Even before the arrest of the two suspects, Kamalov had implicated lawmaker Shamil Isayev (also a native of Sogratl). In December 2011, Kamalov told a joint session in December 2011 of the Republic of Daghestan parliament and Public Chamber that Akhmedilov had informed him more than once of his strained relations with Isayev. Kamalov declared that “the investigation [into Akhmedilov’s death] hit a dead end. But everyone knows who killed him, who fired the shots, and why. Shamil Isayev is mixed up in this.”
Isayev responded by bringing a libel suit against Kamalov in a Makhachkala court that ended with a ruling in February 2013 that Kamalov pay 60,000 rubles ($1,031 at today’s exchange rate) in damages to Isayev.
Meanwhile, Moscow-based journalist Orkhan Dzhemal undertook his own investigation of the murders of both Akhmedilov and Khadjimurad Kamalov, founder and chief editor of the independent Daghestani Russian-language weekly Chernovik and the son of Ali Kamalov’s first cousin. In three articles published in April 2013, June 2013, and May 2014, he summarized the circumstantial evidence implicating Isayev in both murders.
Specifically, Dzhemal said Shuaybov told investigators that he and Abdurakhmanov (Isayev’s former driver) killed Akhmedilov on orders from Magomed Abigasanov, the head of Isayev's bodyguards. Dzhemal further explained that there was ill-feeling between the parliamentarian and Akhmedilov, who criticized in print the unseemly and drunken behavior of a group of construction workers engaged in building a house in Sogratl for Isayev’s brother Rizvan.
Dzhemal also reproduced what appears to be a scanned copy of an official document dated October 2010 from a senior Investigative Committee staffer to the unnamed head of the Daghestan administration of the Federal Security Service (FSB) to launch a formal probe of the possible involvement of Isayev and his brother Omargadji in Akhmedilov's murder.
Just as he had done in response to Ali Kamalov’s allegations, Isayev sued Dzhemal for libel. A Moscow court ruled in September 2014 that Dzhemal should pay Isayev 200,000 rubles in damages for the allegation that Isayev was implicated in Kamalov’s killing. At the same time, the judge rejected a formal request by Djemal’s lawyer Biyakay Magomedov to suspend further hearings pending a verdict on Shuaybov and Abdurakhmanov, who went on trial in April 2014 for Akhmedilov’s murder.

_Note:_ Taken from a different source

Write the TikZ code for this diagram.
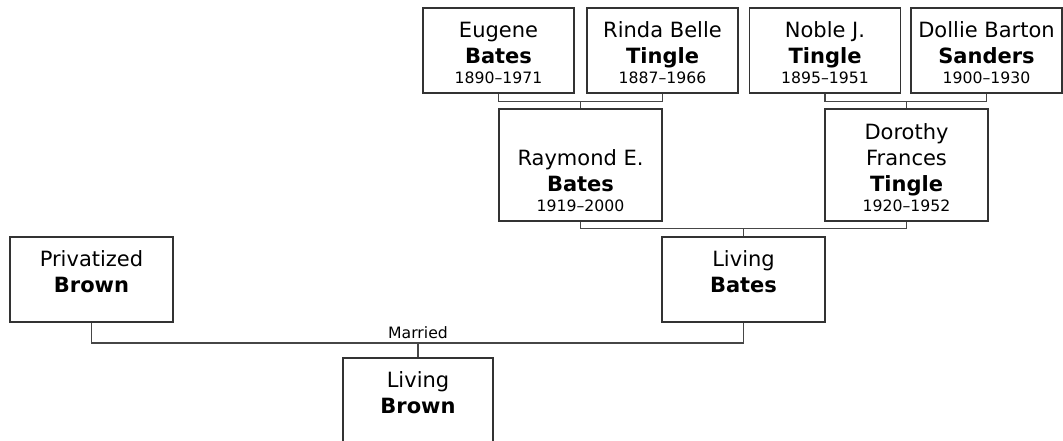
\documentclass[tikz,border=0pt]{standalone}
\usepackage{fontspec}
\setmainfont{DejaVu Sans}
\usepackage{tikz}
\definecolor{BoxLine} {RGB}{51,51,51}
\definecolor{LinkLine}{RGB}{70,70,70}
\newcommand{\yrs}{\fontsize{11.75}{13}\selectfont}
\tikzset{
  pbox/.style={draw=BoxLine,line width=1.1pt,minimum width=113.25pt,minimum height=63.75pt,inner sep=0pt},
  ptxt/.style={anchor=south,align=center,inner xsep=0pt,inner ysep=7.5pt,font=\fontsize{15.75}{19.5}\selectfont},
  link/.style={draw=LinkLine,line width=1.1pt}
}
\begin{document}
\begin{tikzpicture}[x=0.75pt,y=-0.75pt]
\useasboundingbox (0,0) rectangle (1063,441);
% grandparents
\node[pbox] (eugene) at (498.5,50.5) {};
\node[ptxt] (eugeneT) at (eugene.south) {Eugene\\\textbf{Bates}\\[-4.5pt]{\yrs 1890--1971}};
\node[pbox] (rinda) at (662.5,50.5) {};
\node[ptxt] (rindaT) at (rinda.south) {Rinda Belle\\\textbf{Tingle}\\[-4.5pt]{\yrs 1887--1966}};
\node[pbox] (noble) at (825,50.5) {};
\node[ptxt] (nobleT) at (noble.south) {Noble J.\\\textbf{Tingle}\\[-4.5pt]{\yrs 1895--1951}};
\node[pbox] (dollie) at (986.5,50.5) {};
\node[ptxt] (dollieT) at (dollie.south) {Dollie Barton\\\textbf{Sanders}\\[-4.5pt]{\yrs 1900--1930}};
% parents
\node[pbox,minimum width=122.25pt,minimum height=84pt] (raymond) at (580.5,165) {};
\node[ptxt] (raymondT) at (raymond.south) {Raymond E.\\\textbf{Bates}\\[-4.5pt]{\yrs 1919--2000}};
\node[pbox,minimum width=122.25pt,minimum height=84pt] (dorothy) at (906.5,165) {};
\node[ptxt] (dorothyT) at (dorothy.south) {Dorothy\\Frances\\\textbf{Tingle}\\[-4.5pt]{\yrs 1920--1952}};
% couple and child
\node[pbox,minimum width=122.25pt] (privBrown) at (91.5,279.5) {};
\node[ptxt] (privBrownT) at (privBrown.south) {Privatized\\\textbf{Brown}\\[-4.5pt]{\yrs\phantom{0}}};
\node[pbox,minimum width=122.25pt] (livBates) at (743.5,279.5) {};
\node[ptxt] (livBatesT) at (livBates.south) {Living\\\textbf{Bates}\\[-4.5pt]{\yrs\phantom{0}}};
\node[pbox,minimum width=112.5pt] (livBrown) at (418,400.5) {};
\node[ptxt] (livBrownT) at (livBrown.south) {Living\\\textbf{Brown}\\[-4.5pt]{\yrs\phantom{0}}};
% junctions
\coordinate (j1) at (580.5,101.5);
\coordinate (j2) at (906.5,101.5);
\coordinate (j3) at (743.5,228.5);
\coordinate (j4) at (418,343);
\foreach \a/\b/\j/\c in {eugene/rinda/j1/raymond,noble/dollie/j2/dorothy,raymond/dorothy/j3/livBates,privBrown/livBates/j4/livBrown}
  \draw[link] (\a.south) |- (\j) -| (\b.south) (\j) -- (\c.north);
\node[font=\yrs,anchor=base] (married) at (418,339) {Married};
\end{tikzpicture}
\end{document}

That trial dragged on for 11 months, during which time Shuaybov formally complained of procedural irregularities and called without success for the recusal of presiding judge. Shuaybov said he confessed to the murder only under torture and was not in Makhachkala on the day Akhmedilov was killed.
Shuaybov was sentenced to 10 1/2 years in jail and Abdurakhmanov to eight years. Ali Kamalov criticized those sentences as “too lenient” and said those who commissioned the killing should be punished, too.
Whether the verdict will pave the way for arrests in the case of the other 14 Daghestani journalists who met a violent death or remain an aberration is impossible to predict. Russian President Vladimir Putin called on investigators last October to solve those killings. Three months later, Republic of Daghestan head Ramazan Abdulatipov affirmed during his annual address to parliament that “11 out of the 12 murders have already been solved,” to the mystification of the victims’ colleagues.